Abbas has insisted that Israel recognize the 1949 Armistice Line as a designated border for any future PA state. Israel refuses, as the pre-1967 borders are indefensible and withdrawing back to these borders would guarantee its destruction.

The demand that Israel recognize these indefensible borders as a designated border for a Palestinian state is just one in a long line of preconditions that Abbas has imposed on negotiations. He has also demanded that Israel release terrorists jailed before the 1993 Oslo Accords and that it freeze all Jewish construction in Judea, Samaria and eastern Jerusalem.

Netanyahu has called for talks without preconditions and instead is considering "good will gestures" such as the release of PA Arab prisoners or a partial freeze on Jewish building.

Arab League chief Nabil al-Arabi and Gulf Arab envoys who were also in the Jordanian capital on Wednesday gave strong backing to Kerry's peace push.

"The Arab delegates believe Kerry's ideas... constitute a good ground and suitable environment for restarting the negotiations," a statement quoted by AFP said.

The statement also noted "that the ideas proposed by the Secretary of State lay the proper foundation to start the negotiations especially on the political, economic and security areas."

A team of experts has been drawing up a plan to attract some $4 billion in private investment to shore up the struggling PA economy, which Kerry repeated could boost GDP by 50 percent over three years.

Kerry also highlighted efforts to address Israel's security concerns, pointing to the role of General John Allen, who has been dispatched to the region as an adviser to the Pentagon on Middle East security issues.

Kerry said Allen is "working with our team and with the Defense Department and with the Israeli forces” and soon be visiting the PA-assigned areas of Judea and Samaria “to make evaluations on a professional military basis about the nature of threats.”

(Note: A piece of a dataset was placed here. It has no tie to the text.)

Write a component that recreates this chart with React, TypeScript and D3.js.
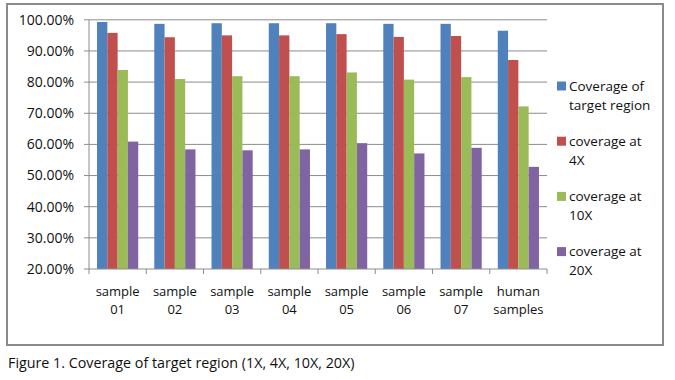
import React from "react";
import * as d3 from "d3";

const categories = [
  ["sample", "01"],
  ["sample", "02"],
  ["sample", "03"],
  ["sample", "04"],
  ["sample", "05"],
  ["sample", "06"],
  ["sample", "07"],
  ["human", "samples"],
];
const seriesNames = [
  ["Coverage of", "target region"],
  ["coverage at", "4X"],
  ["coverage at", "10X"],
  ["coverage at", "20X"],
];
const coverage1X = [99.3, 98.7, 98.9, 98.9, 98.9, 98.7, 98.7, 96.5];
const coverage4X = [95.8, 94.4, 95.0, 95.0, 95.4, 94.5, 94.8, 87.1];
const coverage10X = [83.9, 81.0, 81.9, 81.9, 83.1, 80.8, 81.6, 72.2];
const coverage20X = [60.9, 58.4, 58.1, 58.4, 60.4, 57.1, 58.9, 52.8];
const yTicks = [20, 30, 40, 50, 60, 70, 80, 90, 100];
const colors = ["#4F81BD", "#C0504D", "#9BBB59", "#8064A2"];
const caption = "Figure 1. Coverage of target region (1X, 4X, 10X, 20X)";

export default function App() {
  const series = [coverage1X, coverage4X, coverage10X, coverage20X];
  const left = 89, right = 547, top = 19.8, bottom = 269;
  const x = d3.scaleBand<number>().domain(d3.range(categories.length)).range([left, right]).paddingInner(0).paddingOuter(0);
  const inner = d3.scaleBand<number>().domain(d3.range(4)).range([0, x.bandwidth()]).paddingOuter(0.78).paddingInner(0);
  const y = d3.scaleLinear().domain([20, 100]).range([bottom, top]);
  const font = "'Open Sans', sans-serif";
  const grid = "#8C8C8C";
  return (
    <svg width={675} height={380} style={{ position: "absolute", left: 0, top: 0, background: "#fff" }}>
      <rect x={0} y={0} width={675} height={380} fill="#fff" />
      <rect x={7} y={4} width={656} height={341} fill="#fff" stroke="#8A8A8A" strokeWidth={2} />
      {yTicks.map((t) => (
        <g key={t}>
          {t > 20 && <line x1={left} x2={right} y1={y(t)} y2={y(t)} stroke={grid} strokeWidth={1} />}
          <line x1={left - 5} x2={left} y1={y(t)} y2={y(t)} stroke={grid} />
          <text x={left - 15} y={y(t)} dy="0.35em" textAnchor="end" fontFamily={font} fontSize={14} fill="#111">
            {t.toFixed(2)}%
          </text>
        </g>
      ))}
      {series.map((vals, si) =>
        vals.map((v, ci) => (
          <rect
            key={si + "-" + ci}
            x={(x(ci) as number) + (inner(si) as number)}
            y={y(v)}
            width={inner.bandwidth()}
            height={bottom - y(v)}
            fill={colors[si]}
          />
        ))
      )}
      <line x1={left} x2={left} y1={top} y2={bottom} stroke={grid} />
      <line x1={left} x2={right} y1={bottom} y2={bottom} stroke={grid} />
      {d3.range(categories.length + 1).map((i) => {
        const xx = left + i * x.step();
        return <line key={i} x1={xx} x2={xx} y1={bottom} y2={bottom + 5} stroke={grid} />;
      })}
      {categories.map((c, i) => (
        <text key={i} textAnchor="middle" fontFamily={font} fontSize={13} fill="#111">
          <tspan x={(x(i) as number) + x.bandwidth() / 2} y={295.5}>{c[0]}</tspan>
          <tspan x={(x(i) as number) + x.bandwidth() / 2} y={313.5}>{c[1]}</tspan>
        </text>
      ))}
      {seriesNames.map((s, i) => {
        const cy = 86 + i * 55.2;
        return (
          <g key={i}>
            <rect x={557} y={cy - 4.5} width={9} height={9} fill={colors[i]} />
            <text fontFamily={font} fontSize={13.5} fill="#111">
              <tspan x={569} y={cy + 4.5}>{s[0]}</tspan>
              <tspan x={569} y={cy + 23.5}>{s[1]}</tspan>
            </text>
          </g>
        );
      })}
      <text x={8} y={368} fontFamily={font} fontSize={14.3} fill="#111">{caption}</text>
    </svg>
  );
}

He urged Israel to "look hard" at a decade-old Arab peace blueprint which he said "promises Israel peace with 22 Arab nations and 35 Muslim nations -- a total of 57 nations -- that are standing and waiting for the possibility of making peace with Israel."

The Arab Peace Initiative, unveiled in 2002 by Saudi Arabia, says that 22 Arab countries will normalize ties with Israel in return for an Israeli withdrawal from Judea and Samaria.

It was recently revived when Qatar’s Prime Minister indicated that he supported a peace agreement between Israel and the Palestinian Authority that would be defined by the June 4, 1967 borders, but at the same time backed U.S. President Barack Obama's proposals for a "comparable and mutual agreed minor swap of the land" between Israel and the PA, to reflect the realities of the burgeoning communities on the ground.

A PA official, who asked to remain anonymous, told AFP things were moving and Kerry was "determined" to announce a resumption of talks before he leaves the region at the end of the week.

There are no immediate plans for Kerry to visit Israel and meet Netanyahu.